Data for this exercise >>
────────────────────────────────────────

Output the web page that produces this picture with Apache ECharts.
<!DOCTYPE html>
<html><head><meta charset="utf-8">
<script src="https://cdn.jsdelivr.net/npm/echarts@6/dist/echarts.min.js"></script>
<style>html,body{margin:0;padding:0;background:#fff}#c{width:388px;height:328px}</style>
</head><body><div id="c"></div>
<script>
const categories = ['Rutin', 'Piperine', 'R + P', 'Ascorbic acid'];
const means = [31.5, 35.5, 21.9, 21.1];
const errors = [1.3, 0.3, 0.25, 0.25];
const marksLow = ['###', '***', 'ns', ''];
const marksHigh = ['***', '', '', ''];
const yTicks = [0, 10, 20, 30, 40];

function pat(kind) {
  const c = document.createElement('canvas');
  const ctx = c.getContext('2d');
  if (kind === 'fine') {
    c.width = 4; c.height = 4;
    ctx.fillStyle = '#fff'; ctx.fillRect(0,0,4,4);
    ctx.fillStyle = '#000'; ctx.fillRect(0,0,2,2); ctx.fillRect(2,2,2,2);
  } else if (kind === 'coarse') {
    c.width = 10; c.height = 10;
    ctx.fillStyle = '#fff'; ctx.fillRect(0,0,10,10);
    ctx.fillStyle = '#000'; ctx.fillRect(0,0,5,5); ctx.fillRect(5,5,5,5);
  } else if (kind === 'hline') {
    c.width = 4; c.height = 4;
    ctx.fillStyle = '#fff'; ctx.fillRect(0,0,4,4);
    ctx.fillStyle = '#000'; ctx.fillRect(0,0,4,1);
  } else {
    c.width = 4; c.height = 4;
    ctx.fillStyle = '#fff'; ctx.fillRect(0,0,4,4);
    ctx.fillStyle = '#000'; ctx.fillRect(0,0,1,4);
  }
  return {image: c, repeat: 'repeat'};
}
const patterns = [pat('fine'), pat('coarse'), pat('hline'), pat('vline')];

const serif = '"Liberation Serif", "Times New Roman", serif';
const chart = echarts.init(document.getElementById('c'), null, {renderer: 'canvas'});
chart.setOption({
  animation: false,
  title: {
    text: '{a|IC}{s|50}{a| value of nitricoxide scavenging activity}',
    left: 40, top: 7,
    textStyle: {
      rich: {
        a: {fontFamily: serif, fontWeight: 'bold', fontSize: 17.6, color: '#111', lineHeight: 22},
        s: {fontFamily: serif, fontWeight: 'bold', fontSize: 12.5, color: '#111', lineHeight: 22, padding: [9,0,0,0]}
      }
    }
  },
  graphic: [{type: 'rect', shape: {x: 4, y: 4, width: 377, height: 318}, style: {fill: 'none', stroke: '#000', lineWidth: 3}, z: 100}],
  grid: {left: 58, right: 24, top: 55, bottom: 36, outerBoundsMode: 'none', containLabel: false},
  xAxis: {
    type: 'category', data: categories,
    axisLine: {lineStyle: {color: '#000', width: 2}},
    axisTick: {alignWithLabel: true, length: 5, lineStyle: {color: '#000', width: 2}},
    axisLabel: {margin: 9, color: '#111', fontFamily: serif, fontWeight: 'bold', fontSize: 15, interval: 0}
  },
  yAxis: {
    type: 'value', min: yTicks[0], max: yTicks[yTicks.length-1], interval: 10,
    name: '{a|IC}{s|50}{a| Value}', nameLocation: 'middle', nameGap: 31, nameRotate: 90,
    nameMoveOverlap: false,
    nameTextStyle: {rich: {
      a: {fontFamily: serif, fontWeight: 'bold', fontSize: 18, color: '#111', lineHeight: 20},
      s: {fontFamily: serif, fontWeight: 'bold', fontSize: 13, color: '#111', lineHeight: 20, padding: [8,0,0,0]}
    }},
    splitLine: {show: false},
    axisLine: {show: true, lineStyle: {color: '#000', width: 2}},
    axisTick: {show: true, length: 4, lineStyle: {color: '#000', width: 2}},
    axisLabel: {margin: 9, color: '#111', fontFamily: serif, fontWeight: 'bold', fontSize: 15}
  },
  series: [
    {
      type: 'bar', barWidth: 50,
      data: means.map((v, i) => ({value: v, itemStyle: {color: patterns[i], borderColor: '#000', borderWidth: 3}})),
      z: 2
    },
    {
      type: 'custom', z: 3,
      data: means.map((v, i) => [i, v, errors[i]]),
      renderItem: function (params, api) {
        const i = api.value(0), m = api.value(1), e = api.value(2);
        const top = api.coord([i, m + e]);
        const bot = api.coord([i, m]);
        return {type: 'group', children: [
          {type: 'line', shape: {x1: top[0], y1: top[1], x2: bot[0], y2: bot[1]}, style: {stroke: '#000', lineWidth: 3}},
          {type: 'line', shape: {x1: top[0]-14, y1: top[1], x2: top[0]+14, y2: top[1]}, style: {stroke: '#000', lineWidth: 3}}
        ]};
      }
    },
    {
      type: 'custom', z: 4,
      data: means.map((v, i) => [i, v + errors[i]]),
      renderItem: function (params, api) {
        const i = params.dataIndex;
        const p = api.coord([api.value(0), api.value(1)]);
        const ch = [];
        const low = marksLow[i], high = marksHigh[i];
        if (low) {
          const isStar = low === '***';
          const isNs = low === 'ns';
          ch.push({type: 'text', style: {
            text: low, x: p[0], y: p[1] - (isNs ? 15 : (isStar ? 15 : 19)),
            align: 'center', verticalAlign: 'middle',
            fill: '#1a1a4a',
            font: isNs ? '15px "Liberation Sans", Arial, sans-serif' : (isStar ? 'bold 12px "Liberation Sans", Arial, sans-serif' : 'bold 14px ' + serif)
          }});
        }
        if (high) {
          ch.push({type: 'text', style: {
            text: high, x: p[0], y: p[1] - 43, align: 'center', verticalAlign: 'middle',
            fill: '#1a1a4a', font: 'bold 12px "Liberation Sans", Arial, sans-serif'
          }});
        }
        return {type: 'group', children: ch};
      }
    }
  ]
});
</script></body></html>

────────────────────────────────────────

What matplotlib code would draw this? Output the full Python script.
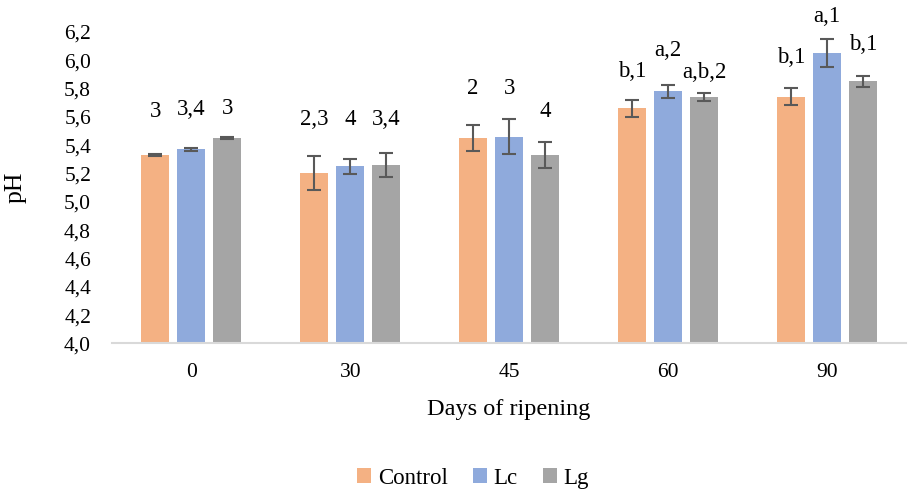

────────────────────────────────────────

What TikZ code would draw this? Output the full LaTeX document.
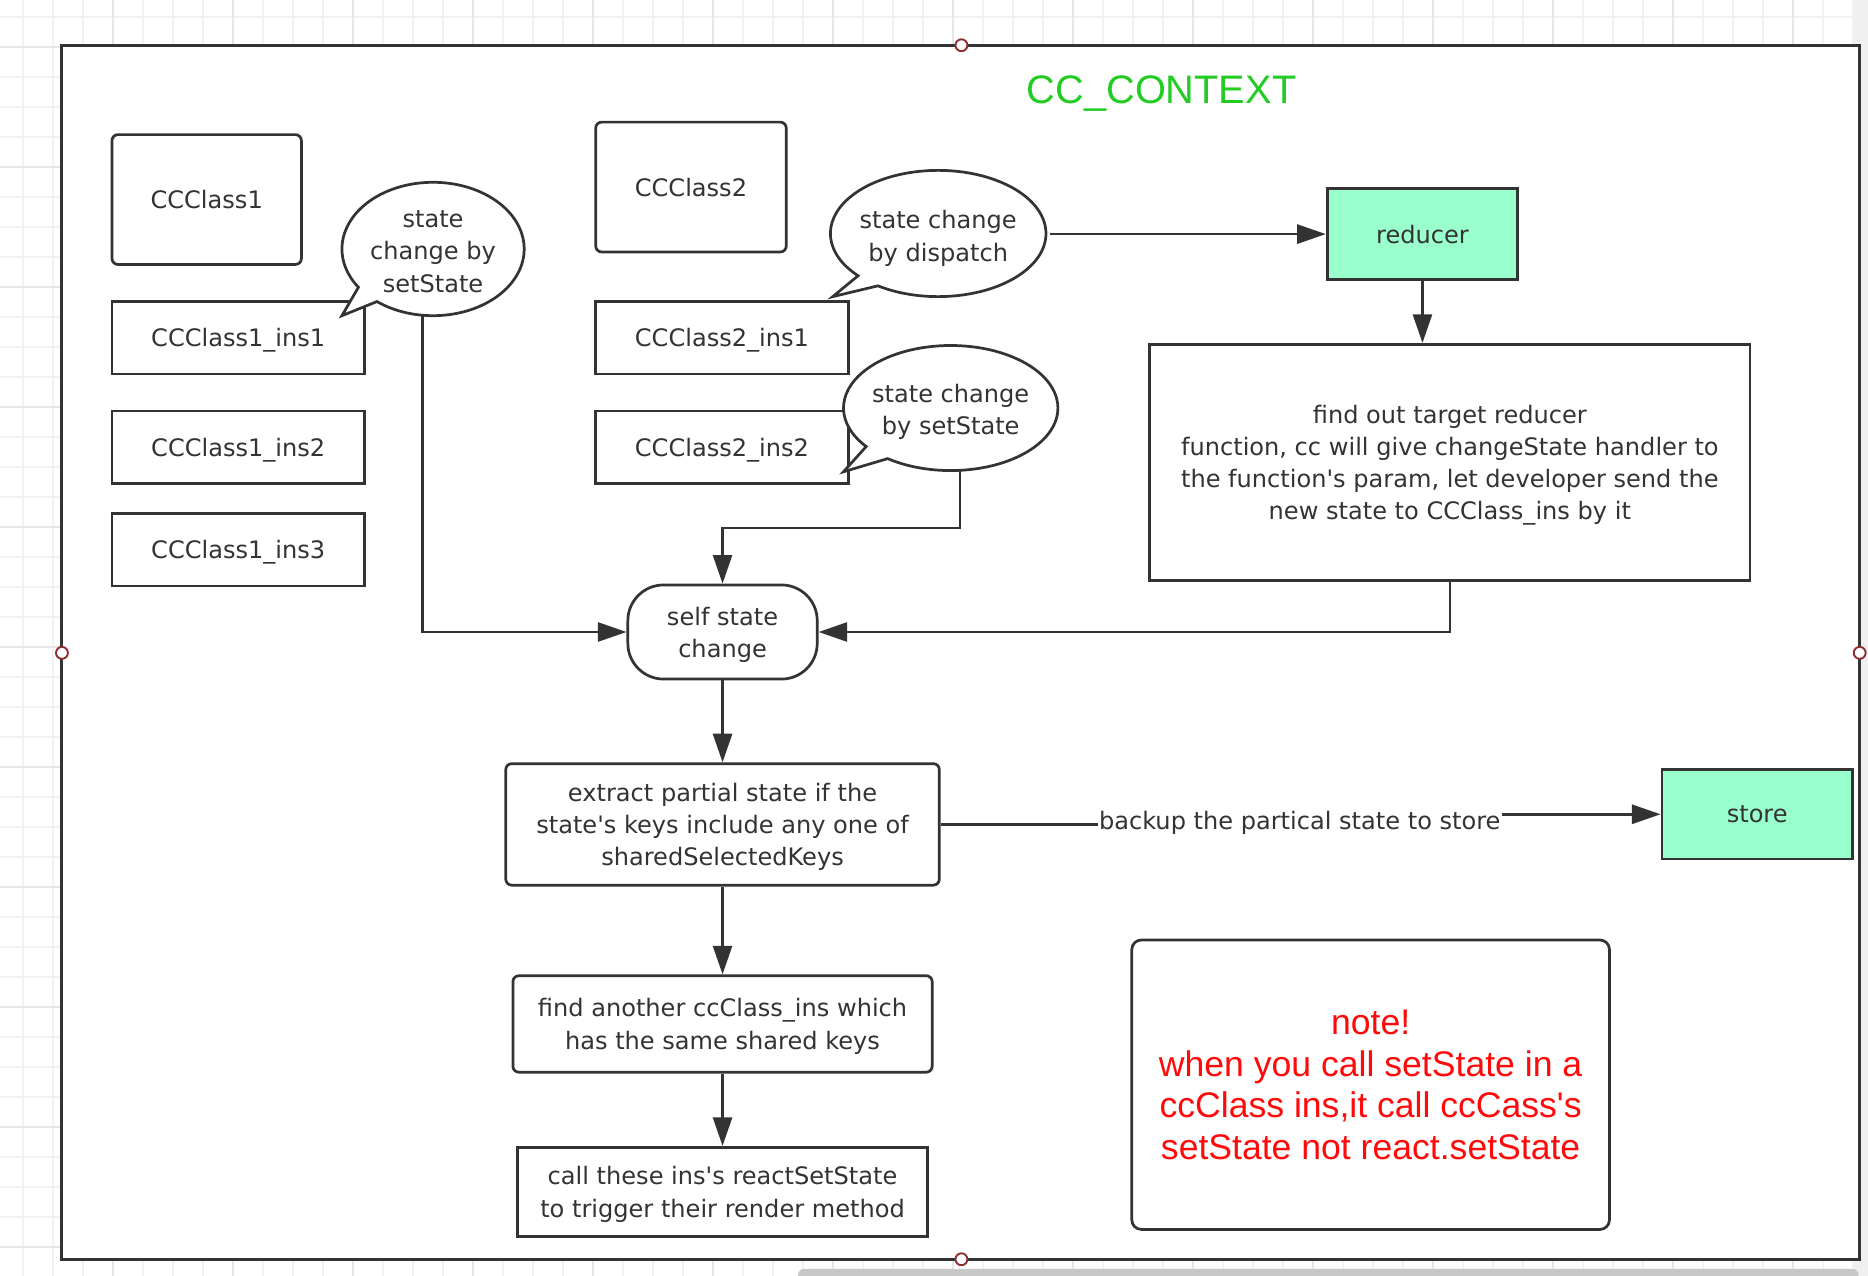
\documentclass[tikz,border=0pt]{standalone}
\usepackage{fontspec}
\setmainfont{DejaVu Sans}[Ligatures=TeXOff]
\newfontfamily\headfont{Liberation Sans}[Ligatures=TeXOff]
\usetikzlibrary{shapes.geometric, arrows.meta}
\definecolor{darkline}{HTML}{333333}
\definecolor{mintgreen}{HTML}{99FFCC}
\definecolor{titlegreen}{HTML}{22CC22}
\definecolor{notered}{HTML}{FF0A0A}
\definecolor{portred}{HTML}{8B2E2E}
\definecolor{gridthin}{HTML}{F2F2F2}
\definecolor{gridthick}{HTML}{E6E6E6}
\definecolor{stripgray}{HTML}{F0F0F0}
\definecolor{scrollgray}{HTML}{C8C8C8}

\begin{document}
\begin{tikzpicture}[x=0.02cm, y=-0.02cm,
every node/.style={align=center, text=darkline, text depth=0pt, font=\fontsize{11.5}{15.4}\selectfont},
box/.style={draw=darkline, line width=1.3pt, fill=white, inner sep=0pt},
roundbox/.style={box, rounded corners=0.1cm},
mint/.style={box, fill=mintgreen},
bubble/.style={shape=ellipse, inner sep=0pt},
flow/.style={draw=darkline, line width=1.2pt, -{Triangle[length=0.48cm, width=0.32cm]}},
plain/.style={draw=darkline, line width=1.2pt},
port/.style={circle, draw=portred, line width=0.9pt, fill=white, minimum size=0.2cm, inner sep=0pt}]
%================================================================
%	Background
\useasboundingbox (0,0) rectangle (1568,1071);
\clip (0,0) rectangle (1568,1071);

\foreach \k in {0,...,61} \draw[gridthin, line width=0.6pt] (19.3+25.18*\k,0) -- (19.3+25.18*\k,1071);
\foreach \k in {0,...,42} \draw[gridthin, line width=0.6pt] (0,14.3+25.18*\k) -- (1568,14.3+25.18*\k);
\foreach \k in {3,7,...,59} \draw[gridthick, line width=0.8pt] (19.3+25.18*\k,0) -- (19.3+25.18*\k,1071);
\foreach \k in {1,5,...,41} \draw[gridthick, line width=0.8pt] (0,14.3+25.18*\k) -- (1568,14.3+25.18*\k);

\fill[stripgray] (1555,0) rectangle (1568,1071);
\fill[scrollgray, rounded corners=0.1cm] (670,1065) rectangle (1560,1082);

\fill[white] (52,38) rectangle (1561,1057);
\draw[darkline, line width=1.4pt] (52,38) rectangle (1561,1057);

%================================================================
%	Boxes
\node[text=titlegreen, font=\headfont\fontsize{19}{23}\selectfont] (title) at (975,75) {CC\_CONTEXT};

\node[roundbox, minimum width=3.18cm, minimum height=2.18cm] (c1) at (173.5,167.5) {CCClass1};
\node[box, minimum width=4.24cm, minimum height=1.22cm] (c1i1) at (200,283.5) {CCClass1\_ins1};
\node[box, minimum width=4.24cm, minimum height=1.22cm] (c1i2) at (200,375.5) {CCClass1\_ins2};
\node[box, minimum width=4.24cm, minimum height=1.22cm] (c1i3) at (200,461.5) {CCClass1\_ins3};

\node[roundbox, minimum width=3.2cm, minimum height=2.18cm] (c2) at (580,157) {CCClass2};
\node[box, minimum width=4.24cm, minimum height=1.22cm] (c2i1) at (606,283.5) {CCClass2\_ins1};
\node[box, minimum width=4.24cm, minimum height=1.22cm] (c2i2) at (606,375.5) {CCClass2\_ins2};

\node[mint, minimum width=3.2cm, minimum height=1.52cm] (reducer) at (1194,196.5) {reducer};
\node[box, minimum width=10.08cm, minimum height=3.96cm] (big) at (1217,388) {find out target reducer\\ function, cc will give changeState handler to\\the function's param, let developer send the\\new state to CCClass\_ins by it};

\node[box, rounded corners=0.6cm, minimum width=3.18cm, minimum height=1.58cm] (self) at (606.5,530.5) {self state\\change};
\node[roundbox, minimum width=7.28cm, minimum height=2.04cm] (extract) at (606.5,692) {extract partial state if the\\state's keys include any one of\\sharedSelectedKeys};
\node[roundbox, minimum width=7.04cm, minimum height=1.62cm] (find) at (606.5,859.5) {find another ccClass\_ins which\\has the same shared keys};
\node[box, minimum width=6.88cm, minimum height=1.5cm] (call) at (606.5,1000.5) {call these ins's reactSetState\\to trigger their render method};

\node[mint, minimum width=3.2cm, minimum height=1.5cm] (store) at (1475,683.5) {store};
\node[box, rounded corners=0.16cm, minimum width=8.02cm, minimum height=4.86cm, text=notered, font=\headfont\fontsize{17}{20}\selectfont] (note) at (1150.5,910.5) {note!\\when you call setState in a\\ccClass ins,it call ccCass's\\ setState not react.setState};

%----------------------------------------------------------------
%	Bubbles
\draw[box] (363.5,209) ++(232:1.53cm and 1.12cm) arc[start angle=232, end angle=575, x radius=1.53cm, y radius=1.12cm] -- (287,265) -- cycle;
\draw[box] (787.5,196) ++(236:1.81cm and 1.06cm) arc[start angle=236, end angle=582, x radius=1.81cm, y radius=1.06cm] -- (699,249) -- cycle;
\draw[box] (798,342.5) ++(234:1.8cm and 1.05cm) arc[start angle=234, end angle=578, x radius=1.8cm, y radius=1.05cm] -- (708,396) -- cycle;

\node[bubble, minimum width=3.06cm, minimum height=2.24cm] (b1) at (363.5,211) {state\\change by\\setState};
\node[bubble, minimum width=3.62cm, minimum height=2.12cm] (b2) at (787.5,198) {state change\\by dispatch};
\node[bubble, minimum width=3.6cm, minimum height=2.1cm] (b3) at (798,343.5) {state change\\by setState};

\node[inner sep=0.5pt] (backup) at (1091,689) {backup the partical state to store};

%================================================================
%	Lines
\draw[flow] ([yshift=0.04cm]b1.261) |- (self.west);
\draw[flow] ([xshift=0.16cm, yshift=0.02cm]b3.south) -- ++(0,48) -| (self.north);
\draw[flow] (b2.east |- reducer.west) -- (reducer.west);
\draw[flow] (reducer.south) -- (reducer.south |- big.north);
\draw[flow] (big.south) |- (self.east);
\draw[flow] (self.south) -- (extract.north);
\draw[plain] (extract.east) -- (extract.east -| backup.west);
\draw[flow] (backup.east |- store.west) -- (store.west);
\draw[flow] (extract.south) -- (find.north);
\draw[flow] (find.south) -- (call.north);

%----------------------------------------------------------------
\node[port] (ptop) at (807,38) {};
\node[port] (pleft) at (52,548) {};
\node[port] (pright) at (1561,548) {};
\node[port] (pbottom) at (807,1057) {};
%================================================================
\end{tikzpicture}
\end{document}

────────────────────────────────────────

Work instructions >> Exactly as they appear, write out the lines from the one containing "What TikZ code" down to the one containing "width=0.8pt] (0,14.3+25.18*\k) -- (1568,14.3+25.18*\k);", both included. Pictures are left out.

Task result >>
What TikZ code would draw this? Output the full LaTeX document.
\documentclass[tikz,border=0pt]{standalone}
\usepackage{fontspec}
\setmainfont{DejaVu Sans}[Ligatures=TeXOff]
\newfontfamily\headfont{Liberation Sans}[Ligatures=TeXOff]
\usetikzlibrary{shapes.geometric, arrows.meta}
\definecolor{darkline}{HTML}{333333}
\definecolor{mintgreen}{HTML}{99FFCC}
\definecolor{titlegreen}{HTML}{22CC22}
\definecolor{notered}{HTML}{FF0A0A}
\definecolor{portred}{HTML}{8B2E2E}
\definecolor{gridthin}{HTML}{F2F2F2}
\definecolor{gridthick}{HTML}{E6E6E6}
\definecolor{stripgray}{HTML}{F0F0F0}
\definecolor{scrollgray}{HTML}{C8C8C8}

\begin{document}
\begin{tikzpicture}[x=0.02cm, y=-0.02cm,
every node/.style={align=center, text=darkline, text depth=0pt, font=\fontsize{11.5}{15.4}\selectfont},
box/.style={draw=darkline, line width=1.3pt, fill=white, inner sep=0pt},
roundbox/.style={box, rounded corners=0.1cm},
mint/.style={box, fill=mintgreen},
bubble/.style={shape=ellipse, inner sep=0pt},
flow/.style={draw=darkline, line width=1.2pt, -{Triangle[length=0.48cm, width=0.32cm]}},
plain/.style={draw=darkline, line width=1.2pt},
port/.style={circle, draw=portred, line width=0.9pt, fill=white, minimum size=0.2cm, inner sep=0pt}]
%================================================================
%	Background
\useasboundingbox (0,0) rectangle (1568,1071);
\clip (0,0) rectangle (1568,1071);

\foreach \k in {0,...,61} \draw[gridthin, line width=0.6pt] (19.3+25.18*\k,0) -- (19.3+25.18*\k,1071);
\foreach \k in {0,...,42} \draw[gridthin, line width=0.6pt] (0,14.3+25.18*\k) -- (1568,14.3+25.18*\k);
\foreach \k in {3,7,...,59} \draw[gridthick, line width=0.8pt] (19.3+25.18*\k,0) -- (19.3+25.18*\k,1071);
\foreach \k in {1,5,...,41} \draw[gridthick, line width=0.8pt] (0,14.3+25.18*\k) -- (1568,14.3+25.18*\k);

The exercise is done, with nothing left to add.